Highlights from UCLA’s 64-61 victory at Washington on Saturday night.
As tends to be the case with the Bruins, there was high drama in the closing moments.
Guard Jules Bernard made a jumper with his foot on the three-point line with nine seconds left, extending UCLA’s lead to 63-60. Coach Mick Cronin instructed his team to foul the Huskies so they could not get off a three-pointer and point guard Tyger Campbell complied with 4.8 seconds left.
Washington’s Quade Green made one of two free throws before UCLA’s Cody Riley grabbed the rebound and was fouled. Riley, who had missed his first four free throws, made the first attempt and missed the second, giving Washington one final chance down by three points with 3.6 seconds to go.
Green raced up the right sideline but his three-pointer at the buzzer bounced off the backboard and rim, ending the Huskies’ hopes and providing a potentially galvanizing triumph for the Bruins after they had lost three of their previous four games.
“I would say it was a really big momentum and morale win,” Juzang said. “You know, let’s change the course of the rest of this season.”
UCLA’s defense bounced back after being challenged by Cronin, holding the Huskies (3-16, 2-12) to 36.2% shooting two nights after Washington State scorched the Bruins for 81 points. The one flaw was allowing Washington’s Marcus Tsohonis to score all of his 22 points in the second half
But the breakdowns didn’t matter because of Juzang, whose ability to move without the ball helped him get open against Washington’s matchup zone. He matched Tsohonis’ three-pointer with one of his own with about nine minutes left, extending a lead that had grown increasingly precarious after Tsohonis came off the bench to make six three-pointers.
Bernard scored 14 points in his return to the starting lineup after coming off the bench against Washington State, coming up particularly big late. He made two free throws with 2:18 left after grabbing an offensive rebound and getting clobbered to break a 57-57 deadlock, and the Bruins led the rest of the way.

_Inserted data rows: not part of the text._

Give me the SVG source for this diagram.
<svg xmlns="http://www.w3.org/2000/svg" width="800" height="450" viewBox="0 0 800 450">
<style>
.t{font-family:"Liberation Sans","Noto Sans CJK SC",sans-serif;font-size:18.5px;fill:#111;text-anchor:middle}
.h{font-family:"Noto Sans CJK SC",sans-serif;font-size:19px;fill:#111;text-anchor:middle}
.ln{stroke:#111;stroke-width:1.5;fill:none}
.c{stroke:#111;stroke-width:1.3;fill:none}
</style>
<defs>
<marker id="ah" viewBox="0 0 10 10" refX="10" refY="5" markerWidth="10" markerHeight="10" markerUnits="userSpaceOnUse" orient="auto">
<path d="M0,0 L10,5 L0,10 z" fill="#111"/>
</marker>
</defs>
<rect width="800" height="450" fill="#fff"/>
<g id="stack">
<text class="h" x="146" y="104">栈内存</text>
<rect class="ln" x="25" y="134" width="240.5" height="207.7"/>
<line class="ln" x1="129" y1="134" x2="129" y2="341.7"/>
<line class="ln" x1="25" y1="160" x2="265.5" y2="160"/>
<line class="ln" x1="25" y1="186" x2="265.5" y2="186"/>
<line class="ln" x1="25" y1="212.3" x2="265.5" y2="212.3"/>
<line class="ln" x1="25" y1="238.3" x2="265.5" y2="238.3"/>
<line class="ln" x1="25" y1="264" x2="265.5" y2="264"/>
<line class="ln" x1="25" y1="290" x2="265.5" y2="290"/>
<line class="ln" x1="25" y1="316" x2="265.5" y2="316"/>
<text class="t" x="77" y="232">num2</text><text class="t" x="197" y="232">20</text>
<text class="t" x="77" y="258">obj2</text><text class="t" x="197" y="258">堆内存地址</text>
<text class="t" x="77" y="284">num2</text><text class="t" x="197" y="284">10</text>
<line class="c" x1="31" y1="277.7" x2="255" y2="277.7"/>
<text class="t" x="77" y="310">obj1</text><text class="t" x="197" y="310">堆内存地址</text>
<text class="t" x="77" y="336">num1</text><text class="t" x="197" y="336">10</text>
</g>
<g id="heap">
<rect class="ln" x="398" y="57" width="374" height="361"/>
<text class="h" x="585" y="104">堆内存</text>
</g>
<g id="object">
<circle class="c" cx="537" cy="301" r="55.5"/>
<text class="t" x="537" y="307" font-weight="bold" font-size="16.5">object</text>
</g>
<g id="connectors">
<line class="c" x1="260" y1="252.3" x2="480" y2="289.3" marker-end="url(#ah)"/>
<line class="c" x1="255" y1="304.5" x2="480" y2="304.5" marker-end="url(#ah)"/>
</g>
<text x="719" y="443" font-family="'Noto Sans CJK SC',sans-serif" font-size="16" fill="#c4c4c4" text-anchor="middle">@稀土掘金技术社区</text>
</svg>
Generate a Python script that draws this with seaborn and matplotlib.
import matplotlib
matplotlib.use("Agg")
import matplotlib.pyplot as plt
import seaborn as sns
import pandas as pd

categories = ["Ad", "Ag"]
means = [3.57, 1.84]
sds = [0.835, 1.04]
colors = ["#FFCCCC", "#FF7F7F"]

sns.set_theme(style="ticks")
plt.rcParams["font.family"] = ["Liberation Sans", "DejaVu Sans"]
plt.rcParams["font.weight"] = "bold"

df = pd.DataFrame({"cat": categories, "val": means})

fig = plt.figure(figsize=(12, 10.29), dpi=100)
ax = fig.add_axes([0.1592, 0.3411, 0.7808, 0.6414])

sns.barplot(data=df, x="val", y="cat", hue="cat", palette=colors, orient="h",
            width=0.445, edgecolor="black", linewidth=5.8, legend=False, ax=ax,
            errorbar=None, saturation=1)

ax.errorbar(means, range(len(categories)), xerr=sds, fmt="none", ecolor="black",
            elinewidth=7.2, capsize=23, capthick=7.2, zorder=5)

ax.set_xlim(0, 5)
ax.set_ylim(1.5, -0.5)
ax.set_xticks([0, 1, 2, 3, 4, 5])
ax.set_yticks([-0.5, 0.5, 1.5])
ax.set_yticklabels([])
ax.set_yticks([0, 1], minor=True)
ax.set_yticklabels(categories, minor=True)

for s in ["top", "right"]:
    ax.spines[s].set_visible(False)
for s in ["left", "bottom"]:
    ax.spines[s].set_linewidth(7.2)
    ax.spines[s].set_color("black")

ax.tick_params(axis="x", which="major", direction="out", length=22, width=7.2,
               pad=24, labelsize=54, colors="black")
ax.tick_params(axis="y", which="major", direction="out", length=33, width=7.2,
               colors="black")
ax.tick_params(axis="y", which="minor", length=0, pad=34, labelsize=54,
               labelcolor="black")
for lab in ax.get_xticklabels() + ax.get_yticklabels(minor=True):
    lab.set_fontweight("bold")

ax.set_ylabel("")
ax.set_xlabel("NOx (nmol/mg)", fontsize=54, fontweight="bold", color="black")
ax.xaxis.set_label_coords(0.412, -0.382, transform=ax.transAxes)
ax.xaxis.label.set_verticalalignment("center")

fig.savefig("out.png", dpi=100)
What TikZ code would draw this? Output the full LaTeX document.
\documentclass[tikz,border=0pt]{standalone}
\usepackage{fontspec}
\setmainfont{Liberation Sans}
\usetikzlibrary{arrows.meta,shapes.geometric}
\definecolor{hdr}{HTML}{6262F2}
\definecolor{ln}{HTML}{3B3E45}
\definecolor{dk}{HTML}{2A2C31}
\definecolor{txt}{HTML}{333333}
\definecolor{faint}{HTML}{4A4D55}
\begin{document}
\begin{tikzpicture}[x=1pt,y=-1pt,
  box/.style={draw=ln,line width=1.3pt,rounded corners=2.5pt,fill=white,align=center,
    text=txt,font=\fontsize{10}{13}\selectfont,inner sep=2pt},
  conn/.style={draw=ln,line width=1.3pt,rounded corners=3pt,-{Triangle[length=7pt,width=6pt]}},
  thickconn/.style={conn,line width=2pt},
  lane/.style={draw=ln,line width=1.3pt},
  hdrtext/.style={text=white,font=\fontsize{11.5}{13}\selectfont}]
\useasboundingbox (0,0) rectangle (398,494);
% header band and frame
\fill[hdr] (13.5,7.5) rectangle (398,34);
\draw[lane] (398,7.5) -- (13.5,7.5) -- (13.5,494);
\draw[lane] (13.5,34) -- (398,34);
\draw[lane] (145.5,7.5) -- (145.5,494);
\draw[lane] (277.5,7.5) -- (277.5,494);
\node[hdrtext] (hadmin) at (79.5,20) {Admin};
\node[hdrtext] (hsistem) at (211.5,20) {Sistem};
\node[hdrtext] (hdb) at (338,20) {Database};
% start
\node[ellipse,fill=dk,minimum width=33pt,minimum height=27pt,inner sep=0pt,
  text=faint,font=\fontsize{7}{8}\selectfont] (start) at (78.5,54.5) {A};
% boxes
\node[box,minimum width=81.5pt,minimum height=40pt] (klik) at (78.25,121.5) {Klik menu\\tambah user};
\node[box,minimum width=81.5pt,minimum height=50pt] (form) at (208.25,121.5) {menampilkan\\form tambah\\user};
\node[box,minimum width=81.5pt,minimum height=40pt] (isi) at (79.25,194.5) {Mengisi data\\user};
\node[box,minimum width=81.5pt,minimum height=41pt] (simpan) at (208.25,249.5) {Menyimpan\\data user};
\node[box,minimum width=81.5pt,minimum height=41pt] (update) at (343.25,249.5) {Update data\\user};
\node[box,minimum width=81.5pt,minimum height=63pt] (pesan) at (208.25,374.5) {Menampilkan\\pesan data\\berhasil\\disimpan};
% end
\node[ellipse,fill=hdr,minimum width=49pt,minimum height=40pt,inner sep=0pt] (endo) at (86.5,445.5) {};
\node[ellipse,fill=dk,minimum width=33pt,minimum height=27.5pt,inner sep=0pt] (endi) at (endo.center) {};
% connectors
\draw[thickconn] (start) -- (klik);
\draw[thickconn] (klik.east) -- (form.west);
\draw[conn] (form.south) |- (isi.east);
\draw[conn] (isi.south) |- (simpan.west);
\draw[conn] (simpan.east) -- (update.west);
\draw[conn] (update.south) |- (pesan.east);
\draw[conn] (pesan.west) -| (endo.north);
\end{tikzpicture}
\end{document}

UCLA won despite making only six of 18 free throws, with Juzang making three of four and his teammates making three of 14.
“Some of those were the front ends of one and one,” Cronin said of the misses. “It puts unbelievable pressure on your defense and it really tests your character and your resolve to continue to compete.”
Juzang outscored Washington by himself in the first half, splurging for 21 points on eight-for-13 shooting to help the Bruins take a 26-20 halftime lead.
No. 12 Oklahoma edged No. 14 West Virginia 91-90 in two overtimes Saturday, while No. 19 Creighton defeated No. 5 Villanova 86-70.
He made two three-pointers as part of UCLA’s 11-0 run to start the game before the Bruins gave back all of their advantage during a nine-minute drought in which the Huskies went on their own 11-0 surge to tie the score.
UCLA missed all eight of its shots and committed six turnovers during the drought that ended when Juzang buried a step-back, baseline jumper. That commenced a stretch in which Juzang scored every point for his team the rest of the half.
The scoring spree prompted Bruins athletic director Martin Jarmond, who made the trip to Seattle, to tweet a frozen emoji reflecting the ice in Juzang’s veins. Juzang’s teammates needed every point on a night his offensive output matched theirs collectively.
“We knew he was on fire tonight,” guard Jaime Jaquez Jr. said, “so trying to get him the ball and get him going was kind of our attitude coming into the second half.”